Day 23: $3 Pumpkin Drop Cookies

You know, everything in my mind doesn't come out as I plan.  Sometimes, things turn out better and on some rare occasions, things just fall short.  I haven't quite decided where this recipe falls but I know this:

It's good.  REALLY good. 

Are you wondering how something can be so good and still be a flop?  I'll get to that.

So, I had this vision.  I saw the cute paper straws DT has for the fall holidays and the Baker's chocolate and thought I could create a 2-ingredient cake pop.  One that requires no egg, and would just roll, freeze and dip perfectly.  In my mind, I was going to break the internet.  Wait.  You don't know what a cake pop is?  I found this infographic:


It's an accurate and hilarious description of the difference between cake pops and bake pops.  I assumed everyone knew what a cake pop was... Until recently when I was talking to Devona.

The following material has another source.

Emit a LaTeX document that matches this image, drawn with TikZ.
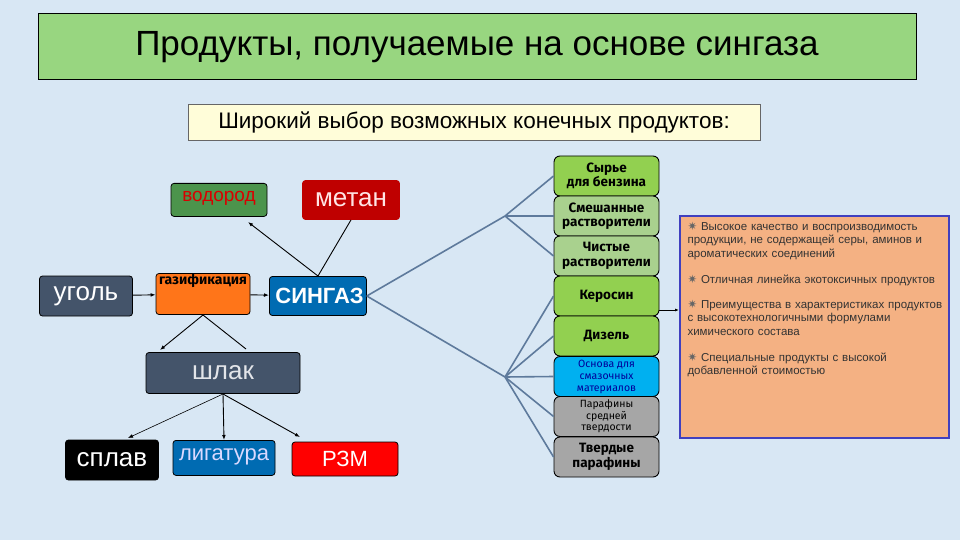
\documentclass[tikz,border=0pt]{standalone}
\usepackage{fontspec}
\setmainfont{Liberation Sans}
\newfontfamily\djvfont{DejaVu Sans}
\newfontfamily\popfont{Fira Sans}
\usetikzlibrary{arrows.meta}
\definecolor{bg}{HTML}{D8E7F4}
\definecolor{slate}{HTML}{44546A}
\definecolor{lg}{HTML}{92D050}
\definecolor{lg2}{HTML}{A9D18E}
\definecolor{cy}{HTML}{00B0F0}
\definecolor{gr}{HTML}{A6A6A6}
\definecolor{og}{HTML}{F4B183}
\definecolor{con}{HTML}{5E7A9C}
\tikzset{
 bx/.style={draw=black,rounded corners=3pt,inner sep=0pt,line width=0.8pt},
 rb/.style={draw=black,rounded corners=6pt,line width=0.9pt,minimum width=105pt,minimum height=40pt,inner sep=0pt,align=center,font=\popfont\bfseries\fontsize{13.5}{14.5}\selectfont},
 ar/.style={-{Latex[length=5pt]},line width=0.9pt},
 fan/.style={draw=con,line width=1.6pt},
 bul/.style={anchor=north west,align=left,text width=255pt,font=\fontsize{11.5}{13.5}\selectfont,text=black!80}
}
\begin{document}
\begin{tikzpicture}[x=1pt,y=-1pt]
\fill[bg] (0,0) rectangle (960,540);
\node[draw=black,fill=lg2!90!green,line width=1pt,minimum width=878pt,minimum height=66pt,font=\fontsize{35}{40}\selectfont] (title) at (477,47) {Продукты, получаемые на основе сингаза};
\node[draw=black!60,fill=yellow!15,minimum width=572pt,minimum height=36pt,font=\fontsize{22.5}{26}\selectfont] (sub) at (474,122) {Широкий выбор возможных конечных продуктов:};
\node[bx,fill=green!40!black!70,text=red!85!black,minimum width=96pt,minimum height=33pt,font=\fontsize{19}{22}\selectfont,anchor=north] (h2) at (219,183) {\raisebox{8pt}{водород}};
\node[bx,fill=red!75!black,draw=red!75!black,text=red!10,minimum width=97pt,minimum height=39pt,font=\fontsize{26}{30}\selectfont] (ch4) at (351,200) {метан};
\node[bx,fill=slate,text=white,minimum width=93pt,minimum height=40pt,font=\fontsize{26}{30}\selectfont] (coal) at (86,296) {уголь};
\node[bx,fill=orange!80!red!90,minimum width=94pt,minimum height=41pt] (gas) at (203,294) {};
\node[anchor=north,font=\popfont\bfseries\fontsize{14}{16}\selectfont,inner sep=1pt] (gast) at (gas.north) {газификация};
\node[bx,fill=blue!40!cyan!70!black,text=white,minimum width=97pt,minimum height=39pt,font=\bfseries\fontsize{22}{26}\selectfont,anchor=west,text width=85pt] (syn) at (269,296) {СИНГАЗ};
\node[bx,fill=slate,text=white!85!slate,minimum width=154pt,minimum height=41pt,font=\fontsize{26}{30}\selectfont] (slag) at (223,373) {шлак};
\node[bx,fill=black,text=white,minimum width=93pt,minimum height=40pt,font=\fontsize{26}{30}\selectfont] (alloy) at (112,460) {сплав};
\node[bx,fill=blue!40!cyan!70!black,text=white!85!blue,minimum width=102pt,minimum height=35pt,font=\fontsize{22}{26}\selectfont,anchor=north] (lig) at (224,440) {\raisebox{6pt}{лигатура}};
\node[bx,fill=red,text=white,minimum width=106pt,minimum height=34pt,font=\fontsize{22}{26}\selectfont] (rzm) at (345,459) {РЗМ};
\draw[ar] (coal) -- (gas);
\draw[ar] (gas) -- (syn);
\coordinate (sN) at (318,276);
\draw[ar] (sN) -- (248,222) coordinate (hE);
\draw[line width=0.9pt] (sN) -- (ch4.south);
\coordinate (gB) at (203,315);
\draw[ar] (gB) -- (160,350) coordinate (e1);
\draw[line width=0.9pt] (gB) -- (246,349) coordinate (e2);
\coordinate (sB) at (223,394);
\draw[ar,line width=0.6pt] (sB) -- (128,438) coordinate (e3);
\draw[ar] (sB) -- (lig.north);
\draw[ar] (sB) -- (300,437) coordinate (e4);
% right stack
\foreach \n/\c/\y/\t in {r1/lg/176/{Сырье\\для бензина}, r2/lg2/216/{Смешанные\\растворители}, r3/lg2/256/{Чистые\\растворители}, r4/lg/296/{Керосин}, r5/lg/336/{Дизель}, r8/gr/457/{Твердые\\парафины}}
  \node[rb,fill=\c] (\n) at (606.5,\y) {\t};
\node[rb,fill=cy,text=blue!60!black,font=\popfont\fontsize{10.5}{12}\selectfont] (r6) at (606.5,376.5) {Основа для\\смазочных\\материалов};
\node[rb,fill=gr,font=\popfont\fontsize{10.5}{11.5}\selectfont] (r7) at (606.5,416.5) {Парафины\\средней\\твердости};
\coordinate (hub1) at (505,216);
\coordinate (hub2) at (505,377);
\draw[fan] (syn.east) -- (hub1); \draw[fan] (syn.east) -- (hub2);
\foreach \n in {r1,r2,r3} \draw[fan] (hub1) -- (\n.west);
\foreach \n in {r4,r5,r6,r7,r8} \draw[fan] (hub2) -- (\n.west);
\node[draw=blue!50!gray,line width=1.5pt,fill=og,minimum width=269pt,minimum height=222pt,anchor=north west] (info) at (679,215) {};
\draw[ar,line width=0.8pt,-{Latex[length=4pt]}] (659,310) -- (info.west |- 0,310);
\node[bul] (b1) at (684,218) {\hangindent=12pt{\djvfont\color{black!60}✷} Высокое качество и воспроизводимость продукции, не содержащей серы, аминов и ароматических соединений};
\node[bul] (b2) at (684,271) {\hangindent=12pt{\djvfont\color{black!60}✷} Отличная линейка экотоксичных продуктов};
\node[bul] (b3) at (684,296) {\hangindent=12pt{\djvfont\color{black!60}✷} Преимущества в характеристиках продуктов с высокотехнологичными формулами химического состава};
\node[bul] (b4) at (684,349) {\hangindent=12pt{\djvfont\color{black!60}✷} Специальные продукты с высокой добавленной стоимостью};
\end{tikzpicture}
\end{document}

Get this, she's a baker chick who has never had a cake pop.  To clarify, she's made bake pops but doesn't know the original recipe calls for a truffle-like consistency (aka - cake dough). WHAAAAAT?!

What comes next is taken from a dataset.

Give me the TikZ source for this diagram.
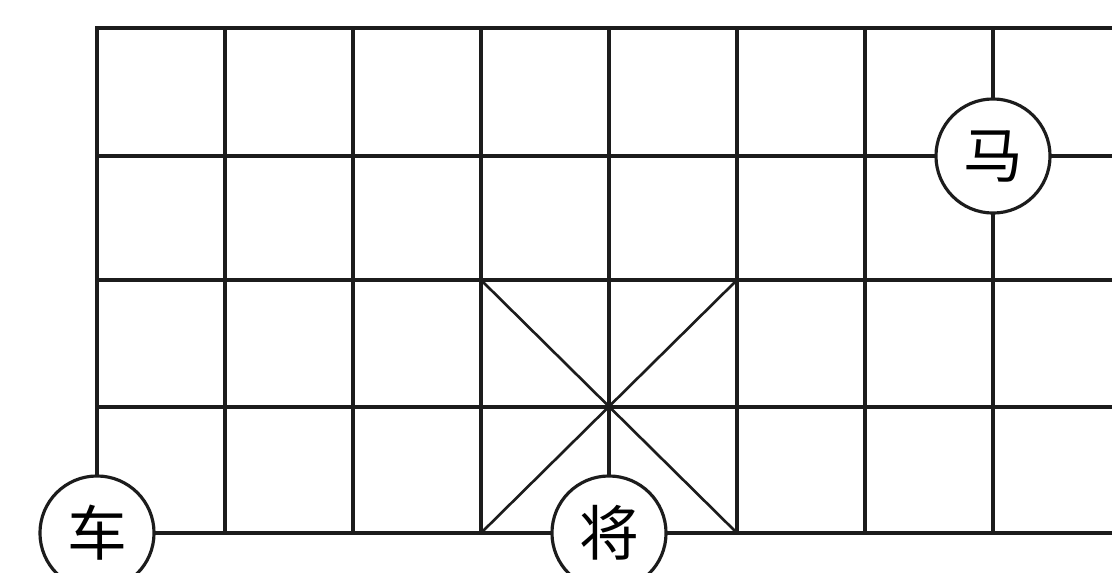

I just knew I'd cut my cake pop prep time in half by eliminating the need to use the oven.  Islanders, it was going to be epic.  I hurried to Dollar Tree (DT) and bought my supplies:

I combined the pumpkin and cake mix in my stand mixer.  I mixed and mixed and, while it smelled delicious and tasted amazing, it wasn't the consistency I needed for cake pops.  It didn't have that moist [but not TOO moist] cake dough texture that I could roll into balls for dipping and decorating.

Nope.  I had to do something.  I pulled my DT sugar cookie mix from the pantry and added it with the hope it would thicken and dry the batter.  Nope.  I added 1/4 cup of confectioners sugar.  Nope.

I gave up.  Maybe the entire can of pumpkin wasn't the best idea. Here I was with a big bowl of batter.  Too bad it was-- wait!  Another idea hit me.  I pulled out our DT pumpkin-shaped ice trays and put it in the feezer because maybe, JUST MAYBE, they'll freeze hard as a rock and I could dip them.  While I waited, I melted the Baker's brand premium white chocolate in my Wilton candy melts maker.

TIP:  add a few drops of vegetable oil to get a smooth and creamy consistency that's perfect for dipping.

It had been an hour so surely my dough was hard enough to dip, right?!  Nope.  I was bummed.  I was annoyed.  I was - OMG - I was dipping my finger in the batter and eating it. OMG!  It was SO good!  Is that what this yumminess has come to? Spoonfuls of comfort for my cake pop lovin' soul...

I walked away and came back with the decision to make drop cookies.  I couldn't let it go to waste!  They turned out amazing and perfectly moist.  I drizzled the white chocolate on top and, Islanders, these cookies were even pretty!

No, they were really pretty.

Even after three days, they were still super moist.  I even placed a few smaller dollops of dough on lollipop sticks before baking.  They were super cute!!

Listen, this may not have broken the internet but, if you're adventurous and ready to be impressed by these no-egg, 3-ingredient cookies that cost $3 total, try it and let me know what you think!  Here's the recipe card for your reference:

If you try it, be sure to share your pics and comments on the Facebook page!  I'd love to hear your thoughts!  Get all of your ingredients from DT to be sure you get the best deal!

Oh, in case you're wondering, the "cake dough" is still in the freezer and it's still NOT frozen!